During the early phase of the peace agreements, the SPA and the CPN-Maoists made an official request to the UN Secretary General for assistance to support the technical aspects of the peace process.

Responding to the request from the parties to the peace agreement, the UN established a special political mission in Nepal (UNMIN) on 23 January 20072.  In addition to technical assistance to prepare for elections for a Constituent Assembly, a key Maoist demand, UNMIN is tasked to monitor arms management and armed personnel of the Nepal Army and former Maoist combatants as well as the ceasefire agreement.  UNMIN’s current mandate will expire in July 2008.

While the CA election is a crucial step towards a lasting peace in Nepal, finding a suitable path that guarantees an inclusive peace process and addresses the underlying causes of conflict will remain one of the key challenges.  There is broad agreement that a key challenge for any future government will be to address the lack of law and order and advocate a more peaceful civic culture that can reach across dividing lines and promote national co-existence and lasting peace.

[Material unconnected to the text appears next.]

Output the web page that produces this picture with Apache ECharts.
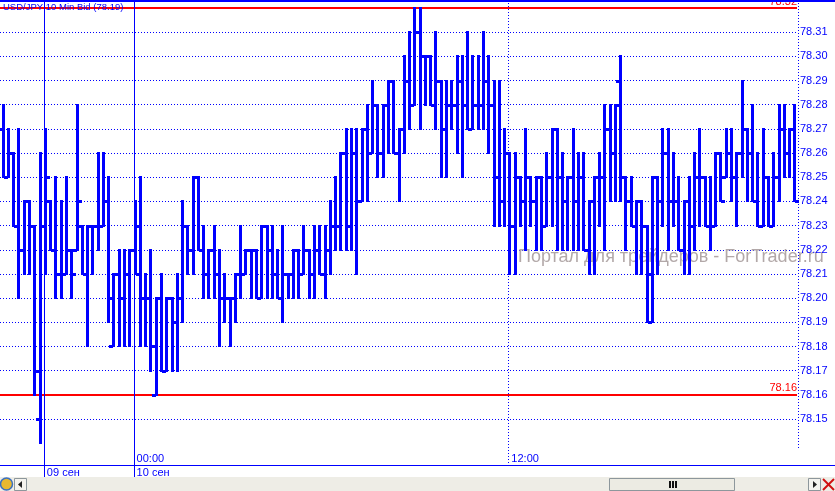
<!DOCTYPE html>
<html>
<head>
<meta charset="utf-8">
<script src="https://cdn.jsdelivr.net/npm/echarts@6.0.0/dist/echarts.min.js"></script>
<style>
html,body{margin:0;padding:0;background:#fff;}
#c{width:835px;height:491px;}
</style>
</head>
<body>
<div id="c"></div>
<script>
// ---- data (USD/JPY 10 Min Bid) ----
const highs = [78.28,78.27,78.26,78.27,78.24,78.24,78.23,78.26,78.27,78.24,78.25,78.24,78.25,78.22,78.28,78.23,78.23,78.23,78.26,78.26,
78.25,78.21,78.22,78.22,78.22,78.24,78.25,78.21,78.22,78.20,78.21,78.20,78.20,78.21,78.24,78.23,78.25,78.25,78.23,78.22,
78.23,78.22,78.21,78.20,78.21,78.23,78.22,78.22,78.22,78.23,78.23,78.23,78.22,78.23,78.21,78.22,78.22,78.23,78.22,78.23,
78.23,78.23,78.24,78.25,78.26,78.27,78.27,78.27,78.27,78.28,78.29,78.28,78.28,78.29,78.29,78.27,78.30,78.31,78.32,78.32,
78.30,78.30,78.31,78.29,78.29,78.29,78.30,78.30,78.31,78.30,78.30,78.31,78.30,78.29,78.29,78.27,78.26,78.26,78.25,78.27,
78.25,78.25,78.25,78.26,78.27,78.27,78.26,78.25,78.27,78.26,78.26,78.24,78.25,78.26,78.28,78.28,78.28,78.30,78.25,78.25,
78.24,78.24,78.23,78.25,78.25,78.27,78.27,78.26,78.25,78.24,78.25,78.26,78.27,78.25,78.25,78.26,78.26,78.27,78.27,78.26,
78.29,78.27,78.28,78.26,78.27,78.25,78.26,78.28,78.28,78.27,78.28];
const lows = [78.25,78.25,78.23,78.20,78.21,78.21,78.16,78.14,78.21,78.22,78.20,78.20,78.21,78.20,78.22,78.21,78.18,78.21,78.22,78.23,
78.19,78.18,78.18,78.18,78.18,78.21,78.18,78.18,78.17,78.16,78.17,78.17,78.17,78.17,78.19,78.21,78.21,78.22,78.20,78.20,
78.20,78.18,78.19,78.18,78.19,78.20,78.21,78.20,78.20,78.20,78.20,78.20,78.20,78.19,78.20,78.20,78.20,78.21,78.20,78.20,
78.21,78.20,78.21,78.22,78.22,78.22,78.22,78.21,78.24,78.24,78.26,78.25,78.25,78.26,78.26,78.24,78.26,78.27,78.28,78.27,
78.28,78.28,78.27,78.25,78.25,78.27,78.26,78.25,78.27,78.27,78.27,78.27,78.26,78.23,78.23,78.23,78.21,78.21,78.23,78.22,
78.23,78.22,78.22,78.23,78.23,78.22,78.22,78.22,78.22,78.22,78.22,78.21,78.21,78.23,78.22,78.24,78.24,78.24,78.22,78.23,
78.21,78.21,78.19,78.19,78.21,78.23,78.22,78.23,78.22,78.21,78.21,78.22,78.23,78.23,78.22,78.23,78.24,78.25,78.24,78.23,
78.25,78.24,78.24,78.23,78.23,78.23,78.23,78.24,78.25,78.25,78.24];
const opens = [78.27,78.25,78.26,78.23,78.22,78.24,78.23,78.15,78.23,78.24,78.22,78.21,78.21,78.22,78.22,78.23,78.21,78.23,78.23,78.23,
78.24,78.18,78.21,78.20,78.21,78.22,78.23,78.20,78.20,78.16,78.20,78.17,78.20,78.19,78.20,78.23,78.22,78.25,78.22,78.21,
78.22,78.21,78.20,78.20,78.20,78.21,78.21,78.22,78.22,78.20,78.23,78.22,78.21,78.20,78.21,78.21,78.22,78.21,78.22,78.21,
78.22,78.21,78.22,78.23,78.23,78.26,78.23,78.26,78.24,78.27,78.26,78.28,78.26,78.28,78.29,78.26,78.27,78.29,78.28,78.31,
78.30,78.30,78.28,78.29,78.27,78.28,78.28,78.29,78.28,78.27,78.28,78.28,78.29,78.28,78.25,78.24,78.26,78.23,78.25,78.24,
78.25,78.24,78.25,78.23,78.25,78.27,78.25,78.24,78.25,78.24,78.25,78.22,78.24,78.25,78.25,78.27,78.26,78.29,78.25,78.24,
78.23,78.24,78.23,78.21,78.25,78.24,78.26,78.24,78.24,78.22,78.24,78.23,78.25,78.25,78.23,78.23,78.26,78.25,78.26,78.25,
78.26,78.27,78.26,78.24,78.23,78.25,78.23,78.25,78.27,78.26,78.27];
const closes = [78.25,78.26,78.23,78.22,78.24,78.23,78.17,78.23,78.25,78.22,78.21,78.21,78.22,78.21,78.24,78.21,78.23,78.23,78.23,78.24,
78.20,78.21,78.20,78.21,78.22,78.21,78.20,78.20,78.18,78.20,78.17,78.20,78.19,78.20,78.23,78.22,78.25,78.22,78.21,78.22,
78.21,78.20,78.20,78.20,78.21,78.21,78.22,78.22,78.20,78.23,78.22,78.21,78.20,78.21,78.21,78.22,78.21,78.22,78.21,78.22,
78.21,78.22,78.23,78.23,78.26,78.23,78.26,78.24,78.27,78.26,78.28,78.26,78.28,78.29,78.26,78.27,78.29,78.28,78.31,78.30,
78.30,78.28,78.29,78.27,78.28,78.28,78.29,78.28,78.27,78.28,78.28,78.29,78.28,78.25,78.24,78.26,78.23,78.25,78.24,78.25,
78.24,78.25,78.23,78.25,78.27,78.25,78.24,78.25,78.24,78.25,78.22,78.24,78.25,78.25,78.27,78.26,78.28,78.25,78.24,78.23,
78.24,78.23,78.19,78.25,78.24,78.26,78.24,78.24,78.22,78.24,78.23,78.25,78.25,78.23,78.23,78.26,78.24,78.26,78.25,78.26,
78.27,78.26,78.24,78.23,78.25,78.23,78.25,78.27,78.26,78.27,78.24];
const categories = highs.map((_, i) => 'bar ' + i);
const tickLabels = ['78.15','78.16','78.17','78.18','78.19','78.20','78.21','78.22','78.23','78.24','78.25','78.26','78.27','78.28','78.29','78.30','78.31'];
const redLevels = [78.32, 78.16];
// time separators: bar index, time text, date text, line style
const separators = [
  {bar: 8,  time: '',      date: '09 сен', dash: null},
  {bar: 25, time: '00:00', date: '10 сен', dash: null},
  {bar: 96, time: '12:00', date: '',       dash: [1, 2]}
];
const titleText = 'USD/JPY 10 Min Bid (78.19)';
const watermark = 'Портал для трейдеров - ForTrader.ru';

// ---- chart ----
const BLUE = '#0000ff', RED = '#ff0000';
const FONT = 'Liberation Sans, Arial, sans-serif';
const chart = echarts.init(document.getElementById('c'), null, {renderer: 'canvas'});
const ohlc = highs.map((h, i) => [i, opens[i], closes[i], lows[i], h]);
const sepIdx = separators.map(s => s.bar);

function renderItem(params, api) {
  const i = api.value(0);
  const o = api.coord([i, api.value(1)]);
  const c = api.coord([i, api.value(2)]);
  const l = api.coord([i, api.value(3)]);
  const h = api.coord([i, api.value(4)]);
  const x = Math.round(o[0]);
  const yh = Math.round(h[1]), yl = Math.round(l[1]);
  const yo = Math.round(o[1]), yc = Math.round(c[1]);
  const st = {fill: BLUE};
  return {type: 'group', children: [
    {type: 'rect', shape: {x: x - 1, y: yh - 1, width: 3, height: yl - yh + 2}, style: st},
    {type: 'rect', shape: {x: x - 4, y: yo - 1, width: 4, height: 3}, style: st},
    {type: 'rect', shape: {x: x + 1, y: yc - 1, width: 4, height: 3}, style: st}
  ]};
}

const option = {
  animation: false,
  backgroundColor: '#ffffff',
  grid: {left: 0, right: 38, top: 8, height: 411, containLabel: false, outerBoundsMode: 'none'},
  xAxis: {
    type: 'category', data: categories, boundaryGap: true,
    axisLine: {show: false}, axisTick: {show: false}, splitLine: {show: false},
    axisLabel: {
      interval: (idx) => sepIdx.indexOf(idx) >= 0,
      formatter: (v, idx) => {
        const s = separators.find(o => o.bar === idx);
        if (!s) return '';
        return s.time + (s.date ? '\n' + s.date : '');
      },
      align: 'left', verticalAlign: 'top', margin: 33, lineHeight: 14,
      padding: [0, 0, 0, 2],
      color: BLUE, fontSize: 11, fontFamily: FONT
    }
  },
  yAxis: {
    type: 'value', position: 'right', min: 78.15, max: 78.32, interval: 0.01,
    axisLine: {show: false}, axisTick: {show: false},
    splitLine: {show: true, lineStyle: {color: BLUE, width: 1, type: [1, 2]}},
    axisLabel: {
      margin: 3, color: BLUE, fontSize: 11, fontFamily: FONT,
      formatter: (v) => { const t = v.toFixed(2); return tickLabels.indexOf(t) >= 0 ? t : ''; }
    }
  },
  series: [{
    type: 'custom', name: 'USD/JPY', renderItem: renderItem, data: ohlc, clip: false, z: 5,
    encode: {x: 0, y: [1, 2, 3, 4]},
    markLine: {
      silent: true, symbol: 'none', animation: false,
      lineStyle: {color: RED, width: 2, type: 'solid'},
      label: {position: 'insideEndTop', color: RED, fontSize: 11, fontFamily: FONT, distance: [0, 1],
              formatter: (p) => p.value.toFixed(2)},
      data: redLevels.map(v => ({yAxis: v}))
    }
  }]
};
chart.setOption(option);

// chrome + separator lines (x from the category axis scale)
const g = [];
g.push({type: 'text', z: 0, style: {x: 518, y: 257, text: watermark, fill: '#b2a8a8', font: '18px ' + FONT, verticalAlign: 'middle'}, silent: true});
separators.forEach(s => {
  const px = Math.round(chart.convertToPixel({xAxisIndex: 0}, categories[s.bar])) - 0.5;
  g.push({type: 'line', z: 50, silent: true,
    shape: {x1: px, y1: 0, x2: px, y2: s.dash ? 465 : 477},
    style: {stroke: BLUE, lineWidth: 1, lineDash: s.dash || null}});
});
g.push({type: 'rect', z: 100, shape: {x: 0, y: 0, width: 835, height: 2}, style: {fill: BLUE}});
g.push({type: 'line', z: 100, shape: {x1: 798.5, y1: 0, x2: 798.5, y2: 450}, style: {stroke: BLUE, lineWidth: 1, lineDash: [1, 2]}});
g.push({type: 'rect', z: 100, shape: {x: 0, y: 465, width: 835, height: 1}, style: {fill: BLUE}});
g.push({type: 'text', z: 100, style: {x: 3, y: 7.5, text: titleText, fill: BLUE, font: '9.5px ' + FONT, verticalAlign: 'middle'}});
// scroll bar strip
g.push({type: 'rect', z: 100, shape: {x: 0, y: 477, width: 835, height: 14}, style: {fill: '#eeede6'}});
g.push({type: 'circle', z: 101, shape: {cx: 6.5, cy: 484, r: 6}, style: {fill: '#e8b830', stroke: '#3a70c0', lineWidth: 1.5}});
g.push({type: 'rect', z: 101, shape: {x: 14.5, y: 478.5, width: 12, height: 12}, style: {fill: '#f4f3ee', stroke: '#8d979c'}});
g.push({type: 'polygon', z: 102, shape: {points: [[22, 481], [22, 488], [18, 484.5]]}, style: {fill: '#222'}});
g.push({type: 'rect', z: 101, shape: {x: 609.5, y: 478.5, width: 125, height: 12}, style: {fill: '#ecebe3', stroke: '#8d979c'}});
[669, 672, 675].forEach(x => g.push({type: 'rect', z: 102, shape: {x: x, y: 481, width: 2, height: 7}, style: {fill: '#111'}}));
g.push({type: 'rect', z: 101, shape: {x: 808.5, y: 478.5, width: 12, height: 12}, style: {fill: '#f4f3ee', stroke: '#8d979c'}});
g.push({type: 'polygon', z: 102, shape: {points: [[813, 481], [813, 488], [817, 484.5]]}, style: {fill: '#222'}});
g.push({type: 'line', z: 102, shape: {x1: 823, y1: 479, x2: 834, y2: 490}, style: {stroke: '#d01010', lineWidth: 2}});
g.push({type: 'line', z: 102, shape: {x1: 834, y1: 479, x2: 823, y2: 490}, style: {stroke: '#d01010', lineWidth: 2}});
chart.setOption({graphic: g});
</script>
</body>
</html>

1 Seven Party Alliance (SPA) refers to the Nepal Congress (NC) – 132 MPs; Communist Party of Nepal – Maoist (CPN (M)) – 84 MPs; Communist Party of Nepal - United Marxist Leninist (CPM (UML)) 83 MPs; Nepal Sadbhavana Party – Anandadevi (NSP (A)) -6 MPs; Janamorcha Nepal – 4 MPs; Nepal Workers and Peasants Party (NWPP) – 4 MPs; and United Left Front (ULF) – 2 MPs. Note that prior to the peaec process and CPN (M) entering the government and the reunification of the two NC factions, SPA referred to the above parties without CPN (M) but with the Nepal Congress-Democratic (NC (D)).